Lewinsky’s lawyers had been arguing that a letter from Starr granted her immunity. The judge’s dismissal of that contention, writes USAT, may set the stage for Starr to force Lewinsky to “appear” before a federal grand jury. This is a little confusing since actually, Starr would have had more leverage to force Lewinsky to testify (rather than just show up) if she had immunity from prosecution. (The WP and NYT get this point right.) But in any case, one of Lewinsky’s lawyers, William Ginsburg, is quoted by USAT as saying his client “will never testify before a grand jury without immunity.” And the Post reports that her other lawyer, Nathaniel Speights, “ridiculed” the idea that Starr would indict his client. “No one,” he is quoted as saying, “is going to stand for somebody being indicted for having a sexual relationship with the president.” (Today’s reports in the NYT and WP to the effect that Hillary Clinton used the marital confidentiality privilege to avoid answering some Starr questions means that she may be somebody who is not being indicted because she’s having a sexual relationship with the president.)

The judge’s ruling is still under seal. USAT credits the story to an unnamed “person with knowledge of the decision.” The Post cites “individuals familiar with the case.” The LAT refers to “sources close to either side of the investigation.” Wonder why the NYT semi-outed its own sources, saying they are “lawyers,” which leaves them quite vulnerable to punishment by the judge, who warned the lawyers in the case against disclosing her sealed rulings.

The LAT front and the insides of the Wall Street Journal and the WP report that a consortium of Blue Cross health plans in 38 states (why does the WSJ in its story use the odd locution “more than 35 states”?) filed lawsuits against the tobacco industry, seeking billions in damages to compensate for the expense of treating smoking-related illnesses. The lawsuits, modeled on those successfully brought by several state governments in recent years, constitute, in the words of the LAT, a “major new assault” in what is already history’s costliest collection of cases.
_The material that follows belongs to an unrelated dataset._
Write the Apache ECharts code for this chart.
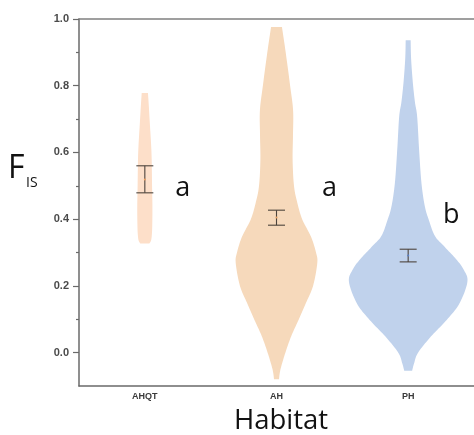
<!DOCTYPE html>
<html><head><meta charset="utf-8">
<script src="https://cdn.jsdelivr.net/npm/echarts@6/dist/echarts.min.js"></script>
<style>html,body{margin:0;padding:0;background:#fff}#c{width:474px;height:435px}</style>
</head><body><div id="c"></div>
<script>
// ---- data ----
const categories = ['AHQT', 'AH', 'PH'];
const yTickValues = [0.0, 0.2, 0.4, 0.6, 0.8, 1.0];
const yMinorTickValues = [0.1, 0.3, 0.5, 0.7, 0.9];
// violin profiles: [F_IS value, relative density]
const densityAHQT = [[0.778,0.053],[0.74,0.067],[0.70,0.08],[0.60,0.112],[0.50,0.122],[0.437,0.128],[0.38,0.125],[0.35,0.117],[0.335,0.103],[0.327,0.075]];
const densityAH = [[0.976,0.092],[0.90,0.155],[0.80,0.23],[0.726,0.28],[0.65,0.278],[0.577,0.272],[0.50,0.295],[0.45,0.35],[0.40,0.433],[0.347,0.583],[0.30,0.667],[0.268,0.688],[0.20,0.617],[0.15,0.5],[0.098,0.372],[0.05,0.25],[0.0,0.15],[-0.05,0.067],[-0.08,0.042]];
const densityPH = [[0.936,0.042],[0.88,0.05],[0.807,0.08],[0.75,0.115],[0.707,0.152],[0.607,0.185],[0.507,0.225],[0.437,0.283],[0.397,0.35],[0.35,0.45],[0.32,0.6],[0.28,0.81],[0.25,0.933],[0.213,1.0],[0.148,0.867],[0.098,0.65],[0.048,0.383],[0.0,0.167],[-0.032,0.1],[-0.054,0.067]];
const meanValues = [0.519, 0.405, 0.291];
const errLow = [0.479, 0.382, 0.272];
const errHigh = [0.560, 0.427, 0.310];
const groupLetters = ['a', 'a', 'b'];

// ---- styles ----
const profiles = [densityAHQT, densityAH, densityPH];
const fillColors = ['#FDDFC9', '#F6D9BB', '#C0D2EC'];
const dotColors = ['#F0A060', '#E8A060', '#5A80C8'];
const axisColor = '#6a6a6a';
const letterStyle = [{dx: 38, y: 0.493}, {dx: 53, y: 0.493}, {dx: 43, y: 0.411}];

const chart = echarts.init(document.getElementById('c'));

// Catmull-Rom resampling of an outline (pixel points)
function catmull(pts, steps) {
  const out = [];
  const n = pts.length;
  for (let i = 0; i < n - 1; i++) {
    const p0 = pts[Math.max(0, i - 1)], p1 = pts[i], p2 = pts[i + 1], p3 = pts[Math.min(n - 1, i + 2)];
    for (let s = 0; s < steps; s++) {
      const t = s / steps, t2 = t * t, t3 = t2 * t;
      const f = (a, b, c, d) => 0.5 * ((2 * b) + (-a + c) * t + (2 * a - 5 * b + 4 * c - d) * t2 + (-a + 3 * b - 3 * c + d) * t3);
      out.push([f(p0[0], p1[0], p2[0], p3[0]), f(p0[1], p1[1], p2[1], p3[1])]);
    }
  }
  out.push(pts[n - 1]);
  return out;
}

function violinItem(params, api) {
  const idx = api.value(0);
  const prof = profiles[idx];
  const band = api.size([1, 0])[0];
  const scale = band * 0.45;
  const right = [];
  let cx = 0;
  prof.forEach(([v, d]) => {
    const p = api.coord([idx, v]);
    cx = p[0];
    right.push([d * scale, p[1]]);
  });
  const smoothRight = catmull(right, 10);
  const pts = smoothRight.map(q => [cx + q[0], q[1]])
    .concat(smoothRight.slice().reverse().map(q => [cx - q[0], q[1]]));
  return {type: 'polygon', shape: {points: pts}, style: {fill: fillColors[idx]}};
}

function errItem(params, api) {
  const idx = api.value(0);
  const lo = api.coord([idx, api.value(1)]);
  const hi = api.coord([idx, api.value(2)]);
  const m = api.coord([idx, api.value(3)]);
  const cap = 8.5;
  const st = {stroke: '#4d443c', lineWidth: 1.1};
  return {type: 'group', children: [
    {type: 'line', shape: {x1: lo[0], y1: lo[1], x2: hi[0], y2: hi[1]}, style: st},
    {type: 'line', shape: {x1: lo[0] - cap, y1: lo[1], x2: lo[0] + cap, y2: lo[1]}, style: st},
    {type: 'line', shape: {x1: hi[0] - cap, y1: hi[1], x2: hi[0] + cap, y2: hi[1]}, style: st},
    {type: 'circle', shape: {cx: m[0], cy: m[1], r: 1}, style: {fill: dotColors[idx]}}
  ]};
}

function letterItem(params, api) {
  const idx = api.value(0);
  const ls = letterStyle[idx];
  const p = api.coord([idx, ls.y]);
  return {type: 'text', x: p[0] + ls.dx, y: p[1], style: {
    text: groupLetters[idx], fill: '#111', font: '27px "Open Sans"', align: 'center', verticalAlign: 'middle'
  }};
}

const option = {
  animation: false,
  backgroundColor: '#fff',
  grid: {left: 79, top: 19, bottom: 49, width: 400},
  xAxis: [
    {type: 'category', data: categories, position: 'bottom',
     axisLine: {show: true, onZero: false, lineStyle: {color: axisColor, width: 1.5}},
     axisTick: {show: false},
     axisLabel: {margin: 6, fontSize: 9, fontWeight: 'bold', color: '#3a3a3a', fontFamily: 'Liberation Sans'}},
    {type: 'category', data: categories, position: 'top',
     axisLine: {show: true, onZero: false, lineStyle: {color: '#808080', width: 1.5}},
     axisTick: {show: false}, axisLabel: {show: false}}
  ],
  yAxis: [
    {type: 'value', min: -0.1, max: 1.0, position: 'left',
     axisLine: {show: true, onZero: false, lineStyle: {color: axisColor, width: 1.5}},
     axisTick: {show: true, length: 6, customValues: yTickValues, lineStyle: {color: axisColor, width: 1.2}},
     axisLabel: {customValues: yTickValues, formatter: v => v.toFixed(1), margin: 10, fontSize: 11, fontWeight: 'bold', color: '#4a4a4a', fontFamily: 'Liberation Sans'},
     splitLine: {show: false}},
    {type: 'value', min: -0.1, max: 1.0, position: 'left',
     axisLine: {show: false, onZero: false},
     axisTick: {show: true, length: 3, customValues: yMinorTickValues, lineStyle: {color: axisColor, width: 1.2}},
     axisLabel: {show: false}, splitLine: {show: false}}
  ],
  graphic: [
    {type: 'text', x: 8, y: 169, style: {text: 'F', font: '32px "Open Sans"', fill: '#111', verticalAlign: 'middle'}},
    {type: 'text', x: 26, y: 183, style: {text: 'IS', font: '14px "Open Sans"', fill: '#111', verticalAlign: 'middle'}},
    {type: 'text', x: 281, y: 421, style: {text: 'Habitat', font: '27.5px "Open Sans"', fill: '#111', align: 'center', verticalAlign: 'middle'}}
  ],
  series: [
    {type: 'custom', renderItem: violinItem, data: categories.map((c, i) => [i]), z: 1},
    {type: 'custom', renderItem: errItem, data: categories.map((c, i) => [i, errLow[i], errHigh[i], meanValues[i]]), z: 2},
    {type: 'custom', renderItem: letterItem, data: categories.map((c, i) => [i]), z: 3}
  ]
};
chart.setOption(option);
</script></body></html>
A similar ratcheting up is afoot in the Microsoft wars, with, the NYT front reports, thirteen states planning a joint antitrust action, separate from the pending federal case against the company, to block the release of Windows 98.

The NYT has a front-page exclusive detailing a first in the annals of crime: a cyber murder confession. On March 22, a man screen-named “Larry” made a posting to an on-line alcoholics support group in which he described how three years ago he murdered his five-year-old daughter. The on-line chat that followed included postings comforting the man by telling him that the crime was long past, but three of the people participating went to authorities, and a few days later, in a phone call to police in North Dakota, where the crime occurred, Larry Froistad confessed again.

As William Safire did earlier in the week, the NYT lead editorial has harsh words for the Justice Department’s investigation into the 1996 Clinton re-election effort’s possible illegal use of campaign funds. The editorial, titled “Janet Reno’s Latest Trick,” says the departure of the lead prosecutor after only seven months makes it “plain that his appointment was a public-relations masquerade.” Reno had to approve his transfer to a U.S. Attorney’s job in San Diego and so has, says the paper, once again “snookered…citizens who wanted a full investigation of the most corrupt campaign fund-raising operation since Watergate.”

The WP’s T.R. Reid tells of the latest O.J. outrages. It seems that when a BBC reporter knocked on his door recently, he came out pretending to stab her several times with a banana. In the subsequent interview with her, Simpson said that gorgeous women are constantly throwing themselves at him. When Simpson spotted an L.A. District Attorney on the street while riding around in a BBC van, he responded the same way any other innocent citizen would: he leaned out of the window and shouted “an anatomical obscenity” at her. (By the way, why the code phrase? If the Post can–unlike the NYT–let its readers know when a congressman thinks the president is a “scumbag,” then surely it can come dirty on this little bit of verbiage.)